> PROMPT
Restate the data below word for word. Skip any images it contains.

> GIVEN DATA
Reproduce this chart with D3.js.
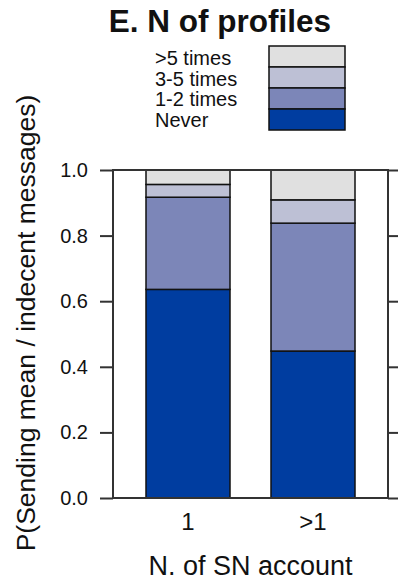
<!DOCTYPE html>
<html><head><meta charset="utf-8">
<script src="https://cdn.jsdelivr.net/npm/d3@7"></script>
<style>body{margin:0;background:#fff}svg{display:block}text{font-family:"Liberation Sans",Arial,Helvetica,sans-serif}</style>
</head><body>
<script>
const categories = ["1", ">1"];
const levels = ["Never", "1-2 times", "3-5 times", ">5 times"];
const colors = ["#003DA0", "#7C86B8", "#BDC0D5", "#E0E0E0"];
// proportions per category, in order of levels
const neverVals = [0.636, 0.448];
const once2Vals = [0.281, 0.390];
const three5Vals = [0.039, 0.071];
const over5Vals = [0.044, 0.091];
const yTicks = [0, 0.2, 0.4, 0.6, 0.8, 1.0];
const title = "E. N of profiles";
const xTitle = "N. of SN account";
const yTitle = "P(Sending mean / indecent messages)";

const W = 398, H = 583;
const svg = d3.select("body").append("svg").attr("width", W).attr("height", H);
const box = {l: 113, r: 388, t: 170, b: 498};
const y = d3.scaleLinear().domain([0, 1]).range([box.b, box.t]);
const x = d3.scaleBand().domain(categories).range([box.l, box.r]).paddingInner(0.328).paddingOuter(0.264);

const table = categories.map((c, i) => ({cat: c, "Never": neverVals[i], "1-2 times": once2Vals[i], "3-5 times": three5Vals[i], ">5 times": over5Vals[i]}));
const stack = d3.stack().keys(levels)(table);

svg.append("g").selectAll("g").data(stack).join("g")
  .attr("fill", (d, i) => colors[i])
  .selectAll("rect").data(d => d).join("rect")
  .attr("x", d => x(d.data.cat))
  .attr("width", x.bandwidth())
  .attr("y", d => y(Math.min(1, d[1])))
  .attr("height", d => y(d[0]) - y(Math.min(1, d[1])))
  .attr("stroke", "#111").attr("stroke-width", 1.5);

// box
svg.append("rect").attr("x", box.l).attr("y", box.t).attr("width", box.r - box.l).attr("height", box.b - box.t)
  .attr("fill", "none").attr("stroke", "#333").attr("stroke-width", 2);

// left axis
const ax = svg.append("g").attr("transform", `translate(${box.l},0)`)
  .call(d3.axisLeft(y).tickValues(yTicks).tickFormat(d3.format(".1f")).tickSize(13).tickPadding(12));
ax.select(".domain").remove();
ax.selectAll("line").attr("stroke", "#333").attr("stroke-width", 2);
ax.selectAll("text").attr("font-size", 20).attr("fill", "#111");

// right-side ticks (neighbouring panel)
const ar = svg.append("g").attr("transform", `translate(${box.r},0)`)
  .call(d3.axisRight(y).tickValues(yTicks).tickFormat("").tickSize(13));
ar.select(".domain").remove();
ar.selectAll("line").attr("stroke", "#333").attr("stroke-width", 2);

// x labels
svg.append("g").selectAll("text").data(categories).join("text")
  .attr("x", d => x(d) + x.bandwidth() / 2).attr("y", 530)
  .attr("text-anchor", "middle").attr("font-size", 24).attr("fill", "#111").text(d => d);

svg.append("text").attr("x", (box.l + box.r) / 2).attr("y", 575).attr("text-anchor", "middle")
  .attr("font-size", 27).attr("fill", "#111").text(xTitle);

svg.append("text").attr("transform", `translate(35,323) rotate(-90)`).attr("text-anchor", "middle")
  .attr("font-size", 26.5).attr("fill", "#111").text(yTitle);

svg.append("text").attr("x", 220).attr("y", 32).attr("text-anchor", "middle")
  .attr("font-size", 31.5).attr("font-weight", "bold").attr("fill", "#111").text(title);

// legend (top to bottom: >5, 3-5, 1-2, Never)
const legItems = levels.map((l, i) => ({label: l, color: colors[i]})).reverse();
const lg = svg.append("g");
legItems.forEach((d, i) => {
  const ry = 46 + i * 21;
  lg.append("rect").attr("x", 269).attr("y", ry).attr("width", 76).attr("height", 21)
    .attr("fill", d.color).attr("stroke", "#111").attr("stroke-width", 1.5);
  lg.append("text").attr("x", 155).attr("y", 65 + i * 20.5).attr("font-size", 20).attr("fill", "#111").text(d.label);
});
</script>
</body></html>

> THE ANSWER
Reproduce this chart with D3.js.
<!DOCTYPE html>
<html><head><meta charset="utf-8">
<script src="https://cdn.jsdelivr.net/npm/d3@7"></script>
<style>body{margin:0;background:#fff}svg{display:block}text{font-family:"Liberation Sans",Arial,Helvetica,sans-serif}</style>
</head><body>
<script>
const categories = ["1", ">1"];
const levels = ["Never", "1-2 times", "3-5 times", ">5 times"];
const colors = ["#003DA0", "#7C86B8", "#BDC0D5", "#E0E0E0"];
// proportions per category, in order of levels
const neverVals = [0.636, 0.448];
const once2Vals = [0.281, 0.390];
const three5Vals = [0.039, 0.071];
const over5Vals = [0.044, 0.091];
const yTicks = [0, 0.2, 0.4, 0.6, 0.8, 1.0];
const title = "E. N of profiles";
const xTitle = "N. of SN account";
const yTitle = "P(Sending mean / indecent messages)";

const W = 398, H = 583;
const svg = d3.select("body").append("svg").attr("width", W).attr("height", H);
const box = {l: 113, r: 388, t: 170, b: 498};
const y = d3.scaleLinear().domain([0, 1]).range([box.b, box.t]);
const x = d3.scaleBand().domain(categories).range([box.l, box.r]).paddingInner(0.328).paddingOuter(0.264);

const table = categories.map((c, i) => ({cat: c, "Never": neverVals[i], "1-2 times": once2Vals[i], "3-5 times": three5Vals[i], ">5 times": over5Vals[i]}));
const stack = d3.stack().keys(levels)(table);

svg.append("g").selectAll("g").data(stack).join("g")
  .attr("fill", (d, i) => colors[i])
  .selectAll("rect").data(d => d).join("rect")
  .attr("x", d => x(d.data.cat))
  .attr("width", x.bandwidth())
  .attr("y", d => y(Math.min(1, d[1])))
  .attr("height", d => y(d[0]) - y(Math.min(1, d[1])))
  .attr("stroke", "#111").attr("stroke-width", 1.5);

// box
svg.append("rect").attr("x", box.l).attr("y", box.t).attr("width", box.r - box.l).attr("height", box.b - box.t)
  .attr("fill", "none").attr("stroke", "#333").attr("stroke-width", 2);

// left axis
const ax = svg.append("g").attr("transform", `translate(${box.l},0)`)
  .call(d3.axisLeft(y).tickValues(yTicks).tickFormat(d3.format(".1f")).tickSize(13).tickPadding(12));
ax.select(".domain").remove();
ax.selectAll("line").attr("stroke", "#333").attr("stroke-width", 2);
ax.selectAll("text").attr("font-size", 20).attr("fill", "#111");

// right-side ticks (neighbouring panel)
const ar = svg.append("g").attr("transform", `translate(${box.r},0)`)
  .call(d3.axisRight(y).tickValues(yTicks).tickFormat("").tickSize(13));
ar.select(".domain").remove();
ar.selectAll("line").attr("stroke", "#333").attr("stroke-width", 2);

// x labels
svg.append("g").selectAll("text").data(categories).join("text")
  .attr("x", d => x(d) + x.bandwidth() / 2).attr("y", 530)
  .attr("text-anchor", "middle").attr("font-size", 24).attr("fill", "#111").text(d => d);

svg.append("text").attr("x", (box.l + box.r) / 2).attr("y", 575).attr("text-anchor", "middle")
  .attr("font-size", 27).attr("fill", "#111").text(xTitle);

svg.append("text").attr("transform", `translate(35,323) rotate(-90)`).attr("text-anchor", "middle")
  .attr("font-size", 26.5).attr("fill", "#111").text(yTitle);

svg.append("text").attr("x", 220).attr("y", 32).attr("text-anchor", "middle")
  .attr("font-size", 31.5).attr("font-weight", "bold").attr("fill", "#111").text(title);

// legend (top to bottom: >5, 3-5, 1-2, Never)
const legItems = levels.map((l, i) => ({label: l, color: colors[i]})).reverse();
const lg = svg.append("g");
legItems.forEach((d, i) => {
  const ry = 46 + i * 21;
  lg.append("rect").attr("x", 269).attr("y", ry).attr("width", 76).attr("height", 21)
    .attr("fill", d.color).attr("stroke", "#111").attr("stroke-width", 1.5);
  lg.append("text").attr("x", 155).attr("y", 65 + i * 20.5).attr("font-size", 20).attr("fill", "#111").text(d.label);
});
</script>
</body></html>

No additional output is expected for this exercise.